Thursday, November 12, 2009

Nation & World

The New American Empire?

Americans have an enduring aversion to planting the flag on foreign soil. Is that attitude changing?

By Jay Tolson
Posted 1/5/03
Page 5 of 9

Containment. The post-World War II reality soon compelled American statesmen and politicians to think beyond the vision of benign multilateral cooperation. Joseph Stalin made it clear in a 1946 speech that there could be no real cooperation between capitalist and communist nations. In the same year, Winston Churchill warned about an "iron curtain" descending across Europe, while diplomat George F. Kennan sent in his famous "long telegram," which warned of the Kremlin's "neurotic view of world affairs" and its determination to destroy "our traditional way of life" to secure Soviet supremacy. Kennan's later article for Foreign Affairs, signed "X," called for "firm and vigilant containment of Russian expansive tendencies." Other warnings and Soviet actions led to the Truman Doctrine of 1947. Thanks to his masterful salesmanship, Harry Truman managed, as Kupchan writes, "to galvanize the support of the public behind economic aid, re-armament, and the formation of the alliance network needed to contain communism." In 1950, Kennan's successor as head of the State Department's policy planning staff, Paul Nitze, called for a massive buildup of U.S. military might. With the Korean War underway, Congress responded by quadrupling the defense budget. Containment would undergo many modifications until the collapse of the Soviet empire, as it continues to do today in American policies against rogue states and terrorists.
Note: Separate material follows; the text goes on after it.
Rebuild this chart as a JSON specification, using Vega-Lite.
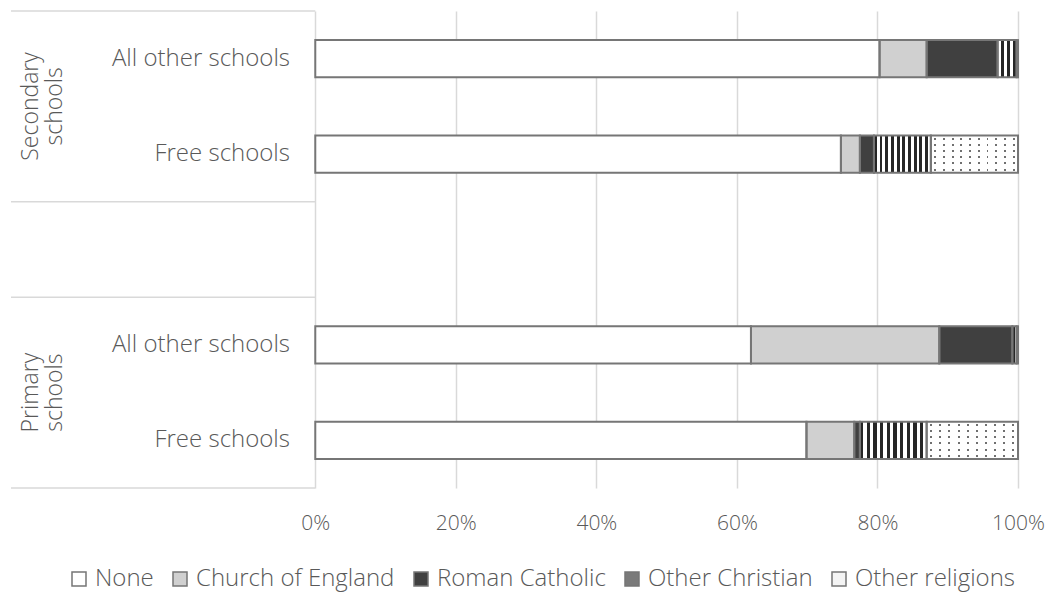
{
  "$schema": "https://vega.github.io/schema/vega-lite/v6.json",
  "width": 1007,
  "height": 477,
  "padding": {"left": 10, "top": 10, "right": 5, "bottom": 5},
  "autosize": {"type": "pad"},
  "config": {
    "view": {"stroke": null},
    "font": "Open Sans",
    "text": {"font": "Open Sans"}
  },
  "layer": [
    {
      "data": {
        "values": [
          {"bar": "Secondary schools | All other schools", "phase": "Secondary schools", "school": "All other schools", "religion": "None", "k": 1, "pct": 80.3},
          {"bar": "Secondary schools | All other schools", "phase": "Secondary schools", "school": "All other schools", "religion": "Church of England", "k": 2, "pct": 6.7},
          {"bar": "Secondary schools | All other schools", "phase": "Secondary schools", "school": "All other schools", "religion": "Roman Catholic", "k": 3, "pct": 10.1},
          {"bar": "Secondary schools | All other schools", "phase": "Secondary schools", "school": "All other schools", "religion": "Other Christian", "k": 4, "pct": 2.7},
          {"bar": "Secondary schools | All other schools", "phase": "Secondary schools", "school": "All other schools", "religion": "Other religions", "k": 5, "pct": 0.2},
          {"bar": "Secondary schools | Free schools", "phase": "Secondary schools", "school": "Free schools", "religion": "None", "k": 1, "pct": 74.8},
          {"bar": "Secondary schools | Free schools", "phase": "Secondary schools", "school": "Free schools", "religion": "Church of England", "k": 2, "pct": 2.7},
          {"bar": "Secondary schools | Free schools", "phase": "Secondary schools", "school": "Free schools", "religion": "Roman Catholic", "k": 3, "pct": 2.0},
          {"bar": "Secondary schools | Free schools", "phase": "Secondary schools", "school": "Free schools", "religion": "Other Christian", "k": 4, "pct": 8.1},
          {"bar": "Secondary schools | Free schools", "phase": "Secondary schools", "school": "Free schools", "religion": "Other religions", "k": 5, "pct": 12.4},
          {"bar": "Primary schools | All other schools", "phase": "Primary schools", "school": "All other schools", "religion": "None", "k": 1, "pct": 62.0},
          {"bar": "Primary schools | All other schools", "phase": "Primary schools", "school": "All other schools", "religion": "Church of England", "k": 2, "pct": 26.8},
          {"bar": "Primary schools | All other schools", "phase": "Primary schools", "school": "All other schools", "religion": "Roman Catholic", "k": 3, "pct": 10.4},
          {"bar": "Primary schools | All other schools", "phase": "Primary schools", "school": "All other schools", "religion": "Other Christian", "k": 4, "pct": 0.6},
          {"bar": "Primary schools | All other schools", "phase": "Primary schools", "school": "All other schools", "religion": "Other religions", "k": 5, "pct": 0.2},
          {"bar": "Primary schools | Free schools", "phase": "Primary schools", "school": "Free schools", "religion": "None", "k": 1, "pct": 69.9},
          {"bar": "Primary schools | Free schools", "phase": "Primary schools", "school": "Free schools", "religion": "Church of England", "k": 2, "pct": 6.8},
          {"bar": "Primary schools | Free schools", "phase": "Primary schools", "school": "Free schools", "religion": "Roman Catholic", "k": 3, "pct": 0.8},
          {"bar": "Primary schools | Free schools", "phase": "Primary schools", "school": "Free schools", "religion": "Other Christian", "k": 4, "pct": 9.5},
          {"bar": "Primary schools | Free schools", "phase": "Primary schools", "school": "Free schools", "religion": "Other religions", "k": 5, "pct": 13.0}
        ]
      },
      "transform": [
        {"stack": "pct", "groupby": ["bar"], "sort": [{"field": "k", "order": "ascending"}], "as": ["x0", "x1"]}
      ],
      "encoding": {
        "y": {
          "field": "bar",
          "type": "nominal",
          "scale": {
            "domain": ["Secondary schools | All other schools", "Secondary schools | Free schools", " ", "Primary schools | All other schools", "Primary schools | Free schools"],
            "paddingInner": 0.61,
            "paddingOuter": 0.305
          },
          "axis": null
        }
      },
      "layer": [
        {
          "mark": {"type": "bar"},
          "encoding": {
            "x": {
              "field": "x0",
              "type": "quantitative",
              "scale": {"domain": [-43.3, 100], "nice": false, "zero": false},
              "axis": {
                "title": null,
                "values": [0, 20, 40, 60, 80, 100],
                "labelExpr": "datum.value + '%'",
                "labelFlush": false,
                "grid": true,
                "gridColor": "#d9d9d9",
                "gridWidth": 1.5,
                "domain": false,
                "ticks": false,
                "labelPadding": 24,
                "labelFont": "Open Sans",
                "labelFontWeight": 300,
                "labelFontSize": 21,
                "labelColor": "#595959"
              }
            },
            "x2": {"field": "x1"},
            "fill": {
              "condition": [
                {
                  "test": "datum.religion === 'Other Christian' && datum.pct >= 4",
                  "value": {
                    "gradient": "linear", "x1": 0, "y1": 0, "x2": 1, "y2": 0,
                    "stops": [
                      {"offset": 0, "color": "#262626"}, {"offset": 0.05, "color": "#262626"}, {"offset": 0.05, "color": "#ffffff"}, {"offset": 0.1, "color": "#ffffff"},
                      {"offset": 0.1, "color": "#262626"}, {"offset": 0.15, "color": "#262626"}, {"offset": 0.15, "color": "#ffffff"}, {"offset": 0.2, "color": "#ffffff"},
                      {"offset": 0.2, "color": "#262626"}, {"offset": 0.25, "color": "#262626"}, {"offset": 0.25, "color": "#ffffff"}, {"offset": 0.3, "color": "#ffffff"},
                      {"offset": 0.3, "color": "#262626"}, {"offset": 0.35, "color": "#262626"}, {"offset": 0.35, "color": "#ffffff"}, {"offset": 0.4, "color": "#ffffff"},
                      {"offset": 0.4, "color": "#262626"}, {"offset": 0.45, "color": "#262626"}, {"offset": 0.45, "color": "#ffffff"}, {"offset": 0.5, "color": "#ffffff"},
                      {"offset": 0.5, "color": "#262626"}, {"offset": 0.55, "color": "#262626"}, {"offset": 0.55, "color": "#ffffff"}, {"offset": 0.6, "color": "#ffffff"},
                      {"offset": 0.6, "color": "#262626"}, {"offset": 0.65, "color": "#262626"}, {"offset": 0.65, "color": "#ffffff"}, {"offset": 0.7, "color": "#ffffff"},
                      {"offset": 0.7, "color": "#262626"}, {"offset": 0.75, "color": "#262626"}, {"offset": 0.75, "color": "#ffffff"}, {"offset": 0.8, "color": "#ffffff"},
                      {"offset": 0.8, "color": "#262626"}, {"offset": 0.85, "color": "#262626"}, {"offset": 0.85, "color": "#ffffff"}, {"offset": 0.9, "color": "#ffffff"},
                      {"offset": 0.9, "color": "#262626"}, {"offset": 0.95, "color": "#262626"}, {"offset": 0.95, "color": "#ffffff"}, {"offset": 1, "color": "#ffffff"}
                    ]
                  }
                },
                {
                  "test": "datum.religion === 'Other Christian'",
                  "value": {
                    "gradient": "linear", "x1": 0, "y1": 0, "x2": 1, "y2": 0,
                    "stops": [
                      {"offset": 0, "color": "#ffffff"}, {"offset": 0.1667, "color": "#ffffff"}, {"offset": 0.1667, "color": "#262626"}, {"offset": 0.3333, "color": "#262626"},
                      {"offset": 0.3333, "color": "#ffffff"}, {"offset": 0.5, "color": "#ffffff"}, {"offset": 0.5, "color": "#262626"}, {"offset": 0.6667, "color": "#262626"},
                      {"offset": 0.6667, "color": "#ffffff"}, {"offset": 0.8333, "color": "#ffffff"}, {"offset": 0.8333, "color": "#262626"}, {"offset": 1, "color": "#262626"}
                    ]
                  }
                }
              ],
              "field": "religion",
              "type": "nominal",
              "scale": {
                "domain": ["None", "Church of England", "Roman Catholic", "Other Christian", "Other religions"],
                "range": ["#ffffff", "#d0d0d0", "#404040", "#7a7a7a", "#f4f4f4"]
              },
              "legend": {
                "orient": "none",
                "legendX": 56,
                "legendY": 556,
                "direction": "horizontal",
                "title": null,
                "labelFont": "Open Sans",
                "labelFontWeight": 300,
                "labelFontSize": 24,
                "labelColor": "#595959",
                "labelLimit": 0,
                "labelOffset": 4,
                "columnPadding": 14,
                "symbolType": "square",
                "symbolSize": 196,
                "symbolOpacity": 1,
                "symbolStrokeColor": "#767676",
                "symbolStrokeWidth": 1.5
              }
            }
          }
        },
        {
          "transform": [{"filter": "datum.religion === 'Other religions'"}],
          "mark": {
            "type": "bar",
            "fill": {
              "gradient": "linear", "x1": 0, "y1": 0, "x2": 1, "y2": 0,
              "stops": [
                {"offset": 0, "color": "#ffffff"},
                {"offset": 0.039, "color": "#ffffff"}, {"offset": 0.039, "color": "#707070"}, {"offset": 0.061, "color": "#707070"}, {"offset": 0.061, "color": "#ffffff"},
                {"offset": 0.139, "color": "#ffffff"}, {"offset": 0.139, "color": "#707070"}, {"offset": 0.161, "color": "#707070"}, {"offset": 0.161, "color": "#ffffff"},
                {"offset": 0.239, "color": "#ffffff"}, {"offset": 0.239, "color": "#707070"}, {"offset": 0.261, "color": "#707070"}, {"offset": 0.261, "color": "#ffffff"},
                {"offset": 0.339, "color": "#ffffff"}, {"offset": 0.339, "color": "#707070"}, {"offset": 0.361, "color": "#707070"}, {"offset": 0.361, "color": "#ffffff"},
                {"offset": 0.439, "color": "#ffffff"}, {"offset": 0.439, "color": "#707070"}, {"offset": 0.461, "color": "#707070"}, {"offset": 0.461, "color": "#ffffff"},
                {"offset": 0.539, "color": "#ffffff"}, {"offset": 0.539, "color": "#707070"}, {"offset": 0.561, "color": "#707070"}, {"offset": 0.561, "color": "#ffffff"},
                {"offset": 0.639, "color": "#ffffff"}, {"offset": 0.639, "color": "#707070"}, {"offset": 0.661, "color": "#707070"}, {"offset": 0.661, "color": "#ffffff"},
                {"offset": 0.739, "color": "#ffffff"}, {"offset": 0.739, "color": "#707070"}, {"offset": 0.761, "color": "#707070"}, {"offset": 0.761, "color": "#ffffff"},
                {"offset": 0.839, "color": "#ffffff"}, {"offset": 0.839, "color": "#707070"}, {"offset": 0.861, "color": "#707070"}, {"offset": 0.861, "color": "#ffffff"},
                {"offset": 0.939, "color": "#ffffff"}, {"offset": 0.939, "color": "#707070"}, {"offset": 0.961, "color": "#707070"}, {"offset": 0.961, "color": "#ffffff"},
                {"offset": 1, "color": "#ffffff"}
              ]
            }
          },
          "encoding": {
            "x": {"field": "x0", "type": "quantitative"},
            "x2": {"field": "x1"}
          }
        },
        {
          "transform": [{"filter": "datum.religion === 'Other religions'"}],
          "mark": {
            "type": "bar",
            "fill": {
              "gradient": "linear", "x1": 0, "y1": 0, "x2": 0, "y2": 1,
              "stops": [
                {"offset": 0, "color": "#ffffff"},
                {"offset": 0.056, "color": "#ffffff"}, {"offset": 0.056, "color": "rgba(255,255,255,0)"}, {"offset": 0.11, "color": "rgba(255,255,255,0)"}, {"offset": 0.11, "color": "#ffffff"},
                {"offset": 0.223, "color": "#ffffff"}, {"offset": 0.223, "color": "rgba(255,255,255,0)"}, {"offset": 0.277, "color": "rgba(255,255,255,0)"}, {"offset": 0.277, "color": "#ffffff"},
                {"offset": 0.39, "color": "#ffffff"}, {"offset": 0.39, "color": "rgba(255,255,255,0)"}, {"offset": 0.444, "color": "rgba(255,255,255,0)"}, {"offset": 0.444, "color": "#ffffff"},
                {"offset": 0.556, "color": "#ffffff"}, {"offset": 0.556, "color": "rgba(255,255,255,0)"}, {"offset": 0.61, "color": "rgba(255,255,255,0)"}, {"offset": 0.61, "color": "#ffffff"},
                {"offset": 0.723, "color": "#ffffff"}, {"offset": 0.723, "color": "rgba(255,255,255,0)"}, {"offset": 0.777, "color": "rgba(255,255,255,0)"}, {"offset": 0.777, "color": "#ffffff"},
                {"offset": 0.89, "color": "#ffffff"}, {"offset": 0.89, "color": "rgba(255,255,255,0)"}, {"offset": 0.944, "color": "rgba(255,255,255,0)"}, {"offset": 0.944, "color": "#ffffff"},
                {"offset": 1, "color": "#ffffff"}
              ]
            }
          },
          "encoding": {
            "x": {"field": "x0", "type": "quantitative"},
            "x2": {"field": "x1"}
          }
        },
        {
          "mark": {"type": "bar", "fillOpacity": 0, "stroke": "#767676", "strokeWidth": 2},
          "encoding": {
            "x": {"field": "x0", "type": "quantitative"},
            "x2": {"field": "x1"}
          }
        },
        {
          "transform": [{"filter": "datum.religion === 'None'"}],
          "mark": {"type": "text", "align": "right", "baseline": "middle", "fontSize": 24, "fontWeight": 300, "color": "#595959", "font": "Open Sans"},
          "encoding": {
            "x": {"datum": -3.6, "type": "quantitative"},
            "text": {"field": "school"}
          }
        }
      ]
    },
    {
      "data": {
        "values": [
          {"phase": "Secondary schools", "first": 0, "last": 2},
          {"phase": "Primary schools", "first": 3, "last": 5}
        ]
      },
      "layer": [
        {
          "mark": {"type": "rule", "color": "#d9d9d9", "strokeWidth": 1.5},
          "encoding": {
            "x": {"datum": -43.3, "type": "quantitative"},
            "x2": {"datum": 0},
            "y": {"field": "first", "type": "quantitative", "scale": {"domain": [0, 5], "reverse": true, "nice": false, "zero": false}, "axis": null}
          }
        },
        {
          "mark": {"type": "rule", "color": "#d9d9d9", "strokeWidth": 1.5},
          "encoding": {
            "x": {"datum": -43.3, "type": "quantitative"},
            "x2": {"datum": 0},
            "y": {"field": "last", "type": "quantitative", "scale": {"domain": [0, 5], "reverse": true, "nice": false, "zero": false}, "axis": null}
          }
        },
        {
          "transform": [{"fold": ["first", "last"], "as": ["edge", "pos"]}],
          "mark": {"type": "text", "angle": 270, "align": "center", "baseline": "middle", "lineBreak": " ", "lineHeight": 24, "fontSize": 23, "fontWeight": 300, "color": "#595959", "font": "Open Sans"},
          "encoding": {
            "x": {"datum": -40.4, "type": "quantitative"},
            "y": {"field": "pos", "type": "quantitative", "aggregate": "mean", "scale": {"domain": [0, 5], "reverse": true, "nice": false, "zero": false}, "axis": null},
            "text": {"field": "phase"}
          }
        }
      ]
    }
  ],
  "resolve": {"scale": {"y": "independent"}}
}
Global meliorism. McDougall's ungainly phrase encompasses a range of policies, all connected with doing good works abroad and generally making the world a better place to live. Such policies had been occasionally implemented even before the middle of the 20th century. For instance, the Herbert Hoover-directed War Food and American Relief administrations brought necessities to Belgium and other European nations during and after World War I. But foreign aid and development efforts took off as World War II ended, with Roosevelt championing the creation of the World Bank and the International Monetary Fund to help pay for postwar reconstruction. After the war, Truman's $13 billion Marshall Plan spurred Europe's miraculous economic recovery and created the momentum for its growing integration. Just as important, the plan served as a model of what aid and democracy building might achieve. Critics, including Henry Kissinger, voiced their skepticism that big government-to-government aid would lead other nations to democracy, but assistance became an arm of the struggle against communism. The huge but ultimately failed experiment in "nation-building" in Vietnam dealt a stinging, though not fatal, blow to the confidence of the meliorists. In varying degrees, Washington supported improvement efforts up to and through the end of the Cold War. After the fall of the Berlin Wall, there was a growing faith that the spread of free markets and democracy would occur almost inevitably. The odd rogue state would have to be restrained, as the first President Bush made clear in the Gulf War; and military muscle might be needed to back humanitarian interventions when ethnic conflict flared, as President Clinton showed in Bosnia and Kosovo. Otherwise, it was believed, the road to a new world order needed little maintenance. "We clearly have it within our means . . . to lift billions and billions of people around the world into the global middle class," Clinton declared in 1998.